There is time I wrote a Lua plugin for openresty to fetch s3 and. I have to trial and error with lot of debugging. The ordering. the timestamp format...all of that...

darrenf · 3 years ago
> But there is time I just want to send a damn `curl` to download a S3 file

You can use curl's `--aws-sigv4` option, then: https://curl.se/docs/manpage.html#--aws-sigv4

gw98 · 3 years ago
It's even worse. We use presigned URLs (from the SDK) and S3 for file uploads. That's one fresh hell you don't want to get involved with. One of those seemed like a good idea at the time things...
alserio · 3 years ago
May I ask you why? I use and have used both PUT presigned urls and POST signed policies for uploading file to S3 without too many problems, but your remark worries me a bit. Am I missing something?
antonvs · 3 years ago
What does Azure’s security system for object storage look like? Because if it’s not doing something like this, then I have questions about their security.

The reality is is that what AWS is doing here is all fully justified and normal, and that’s why SDKs exist.
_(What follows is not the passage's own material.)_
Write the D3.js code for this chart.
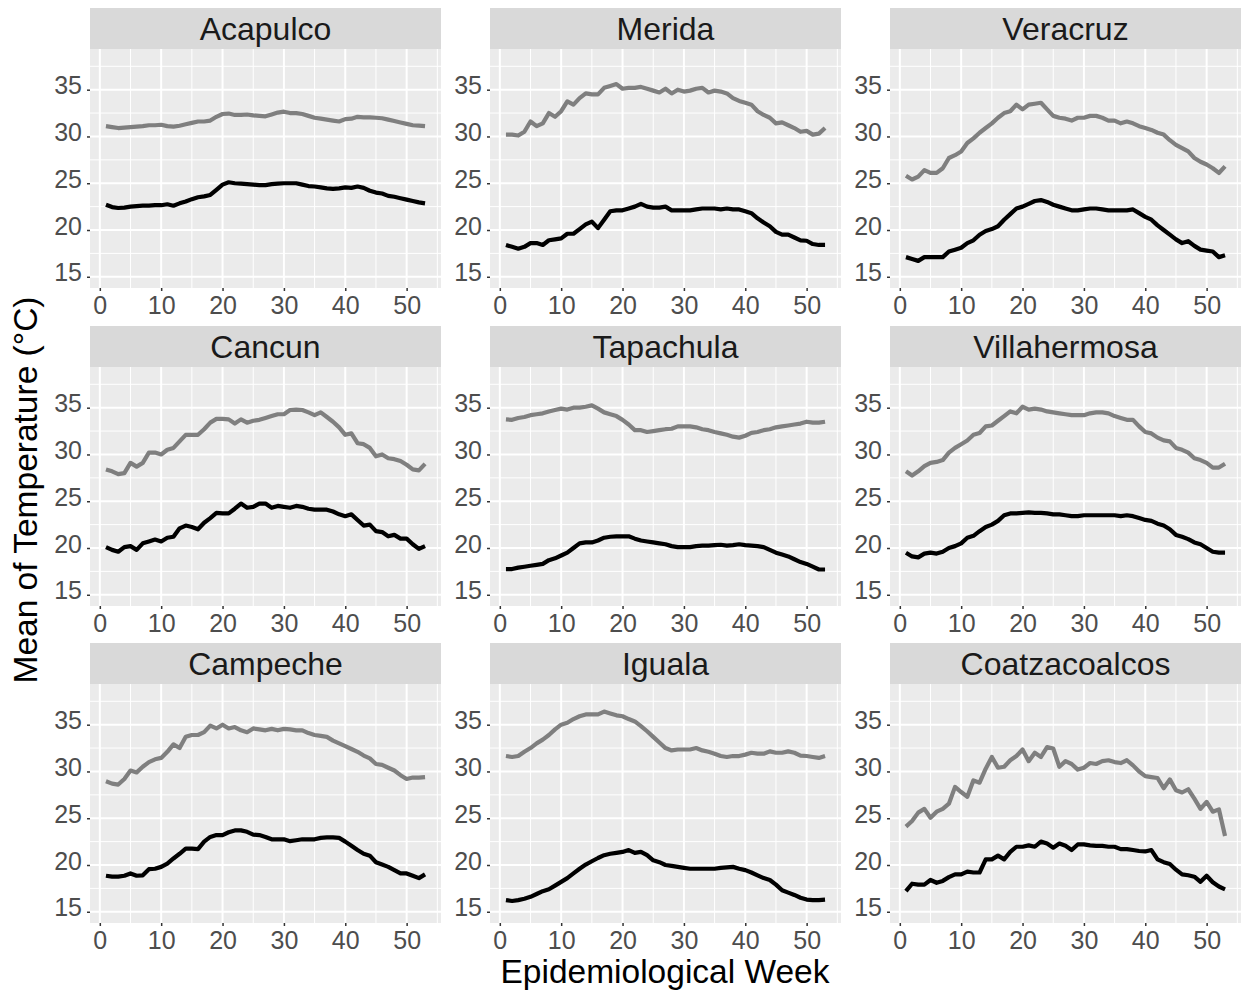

Like many developers, you’re being a bit clueless about security here. Instead of complaining, I recommend educating yourself - look into capability security and signed tokens in general, and you’ll understand what AWS is doing and it’ll make you a better developer.

dan-robertson · 3 years ago
Whether or not AWS is overly complicated, I don’t think this is a good example.
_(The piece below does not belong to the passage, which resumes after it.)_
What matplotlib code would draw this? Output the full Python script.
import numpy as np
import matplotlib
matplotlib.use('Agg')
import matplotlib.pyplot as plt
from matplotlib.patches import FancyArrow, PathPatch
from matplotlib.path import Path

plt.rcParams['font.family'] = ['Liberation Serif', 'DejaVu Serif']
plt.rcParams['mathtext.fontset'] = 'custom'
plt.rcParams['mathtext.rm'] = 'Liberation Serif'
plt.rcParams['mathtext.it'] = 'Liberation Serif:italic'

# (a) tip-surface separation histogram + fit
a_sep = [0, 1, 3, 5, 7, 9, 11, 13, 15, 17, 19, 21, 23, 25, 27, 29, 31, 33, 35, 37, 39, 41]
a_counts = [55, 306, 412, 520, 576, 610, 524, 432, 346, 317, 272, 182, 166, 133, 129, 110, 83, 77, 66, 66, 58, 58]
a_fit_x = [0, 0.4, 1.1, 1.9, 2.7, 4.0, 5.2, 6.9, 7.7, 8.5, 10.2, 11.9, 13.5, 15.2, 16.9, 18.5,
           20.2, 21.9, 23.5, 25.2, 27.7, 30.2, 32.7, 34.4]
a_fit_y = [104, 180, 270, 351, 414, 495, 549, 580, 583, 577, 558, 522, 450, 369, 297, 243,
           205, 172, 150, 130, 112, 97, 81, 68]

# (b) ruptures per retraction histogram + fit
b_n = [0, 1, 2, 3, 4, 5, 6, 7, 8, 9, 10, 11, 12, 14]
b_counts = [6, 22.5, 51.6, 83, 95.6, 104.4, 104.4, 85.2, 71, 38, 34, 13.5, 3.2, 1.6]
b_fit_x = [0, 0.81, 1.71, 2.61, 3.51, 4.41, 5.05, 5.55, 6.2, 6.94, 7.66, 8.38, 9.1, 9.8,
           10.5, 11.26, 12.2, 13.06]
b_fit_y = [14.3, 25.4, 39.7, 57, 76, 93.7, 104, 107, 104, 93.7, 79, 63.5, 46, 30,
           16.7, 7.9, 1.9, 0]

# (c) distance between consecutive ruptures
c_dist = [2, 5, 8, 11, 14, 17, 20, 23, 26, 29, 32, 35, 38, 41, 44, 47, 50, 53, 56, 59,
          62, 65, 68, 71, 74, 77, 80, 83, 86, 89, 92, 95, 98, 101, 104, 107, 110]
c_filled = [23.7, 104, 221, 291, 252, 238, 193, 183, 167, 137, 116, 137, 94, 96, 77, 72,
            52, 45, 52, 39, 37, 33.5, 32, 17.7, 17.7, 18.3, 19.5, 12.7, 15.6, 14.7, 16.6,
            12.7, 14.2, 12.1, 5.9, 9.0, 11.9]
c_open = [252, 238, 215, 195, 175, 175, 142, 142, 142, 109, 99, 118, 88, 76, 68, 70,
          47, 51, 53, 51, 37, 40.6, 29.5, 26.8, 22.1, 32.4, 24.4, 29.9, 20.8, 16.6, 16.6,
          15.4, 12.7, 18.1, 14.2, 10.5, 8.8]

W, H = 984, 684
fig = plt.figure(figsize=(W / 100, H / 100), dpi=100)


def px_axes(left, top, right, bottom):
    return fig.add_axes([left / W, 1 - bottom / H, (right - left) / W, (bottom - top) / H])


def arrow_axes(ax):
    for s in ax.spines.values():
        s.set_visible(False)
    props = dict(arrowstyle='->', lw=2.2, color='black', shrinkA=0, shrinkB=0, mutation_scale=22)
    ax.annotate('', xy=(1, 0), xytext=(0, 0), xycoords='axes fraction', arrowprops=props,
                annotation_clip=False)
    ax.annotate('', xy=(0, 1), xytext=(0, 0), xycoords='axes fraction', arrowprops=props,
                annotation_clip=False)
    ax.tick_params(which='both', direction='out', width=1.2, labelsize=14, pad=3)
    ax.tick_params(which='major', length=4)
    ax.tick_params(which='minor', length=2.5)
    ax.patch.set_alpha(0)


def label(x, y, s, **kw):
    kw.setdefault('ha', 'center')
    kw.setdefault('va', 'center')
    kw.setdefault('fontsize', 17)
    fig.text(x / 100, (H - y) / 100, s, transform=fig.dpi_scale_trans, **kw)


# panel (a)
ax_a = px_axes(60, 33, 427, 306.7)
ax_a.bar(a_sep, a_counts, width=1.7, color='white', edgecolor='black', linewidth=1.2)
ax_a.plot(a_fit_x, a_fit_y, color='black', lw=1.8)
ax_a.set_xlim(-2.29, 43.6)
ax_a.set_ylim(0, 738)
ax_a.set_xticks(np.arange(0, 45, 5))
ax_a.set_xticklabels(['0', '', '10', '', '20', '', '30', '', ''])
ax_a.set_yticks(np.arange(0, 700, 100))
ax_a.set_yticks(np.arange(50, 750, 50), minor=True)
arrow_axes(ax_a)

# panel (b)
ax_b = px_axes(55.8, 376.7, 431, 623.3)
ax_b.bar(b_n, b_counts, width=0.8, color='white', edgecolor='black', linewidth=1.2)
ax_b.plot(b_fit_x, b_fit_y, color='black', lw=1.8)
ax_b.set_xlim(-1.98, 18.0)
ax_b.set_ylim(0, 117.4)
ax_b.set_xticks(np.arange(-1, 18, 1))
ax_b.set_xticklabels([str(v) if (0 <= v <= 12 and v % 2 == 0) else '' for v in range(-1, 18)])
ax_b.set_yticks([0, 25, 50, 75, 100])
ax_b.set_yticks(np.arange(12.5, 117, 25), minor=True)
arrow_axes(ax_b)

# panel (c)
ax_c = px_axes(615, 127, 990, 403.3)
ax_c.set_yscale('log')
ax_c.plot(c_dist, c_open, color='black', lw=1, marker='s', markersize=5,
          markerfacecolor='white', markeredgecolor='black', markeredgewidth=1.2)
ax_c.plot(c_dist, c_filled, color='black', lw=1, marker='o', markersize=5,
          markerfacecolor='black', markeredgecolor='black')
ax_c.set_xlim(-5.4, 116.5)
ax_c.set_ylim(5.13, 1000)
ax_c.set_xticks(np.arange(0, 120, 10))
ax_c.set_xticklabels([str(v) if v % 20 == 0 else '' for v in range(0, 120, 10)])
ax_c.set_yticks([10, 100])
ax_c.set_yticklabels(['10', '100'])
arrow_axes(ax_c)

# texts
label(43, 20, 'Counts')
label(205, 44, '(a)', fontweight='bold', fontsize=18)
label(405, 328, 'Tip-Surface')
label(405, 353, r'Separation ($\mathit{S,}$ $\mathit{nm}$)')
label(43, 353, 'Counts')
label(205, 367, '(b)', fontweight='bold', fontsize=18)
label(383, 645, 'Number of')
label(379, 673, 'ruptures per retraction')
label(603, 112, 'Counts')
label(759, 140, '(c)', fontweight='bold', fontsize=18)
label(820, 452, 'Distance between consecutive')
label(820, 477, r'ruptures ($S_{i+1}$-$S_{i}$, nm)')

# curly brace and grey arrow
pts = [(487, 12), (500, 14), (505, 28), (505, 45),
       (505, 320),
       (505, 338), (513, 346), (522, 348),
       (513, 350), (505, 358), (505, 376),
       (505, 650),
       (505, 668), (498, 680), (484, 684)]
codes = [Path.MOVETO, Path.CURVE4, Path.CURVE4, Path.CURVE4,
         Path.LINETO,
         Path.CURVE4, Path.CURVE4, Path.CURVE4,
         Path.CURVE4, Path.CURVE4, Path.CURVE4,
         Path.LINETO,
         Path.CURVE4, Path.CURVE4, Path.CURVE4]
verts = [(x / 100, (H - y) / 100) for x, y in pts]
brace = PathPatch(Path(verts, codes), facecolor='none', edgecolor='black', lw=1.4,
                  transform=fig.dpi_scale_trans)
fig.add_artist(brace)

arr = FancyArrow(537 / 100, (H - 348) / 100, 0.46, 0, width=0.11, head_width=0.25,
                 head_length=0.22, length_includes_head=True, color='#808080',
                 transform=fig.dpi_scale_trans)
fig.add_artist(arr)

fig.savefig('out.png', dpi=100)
Any decent api should have some kind of signatures which work roughly like:

  signature = hmac_sha256(secret, url+payload+time+etc)
  set_header(…, auth_header(signature))
And the point is to prove that you know the key without sending it to AWS / your logs, and to prove that the request came from someone with the key ;and not eg someone replaying a message from logs which was either old or modified).

Most of the mess seems to be due to AWS wanting to limit the power of the secrets that they store, presumably in case they’re compromised. You can get a reasonably good idea of their architecture by looking at how you construct the derived secret – each inner layer will be more tightly controlled than the one around it.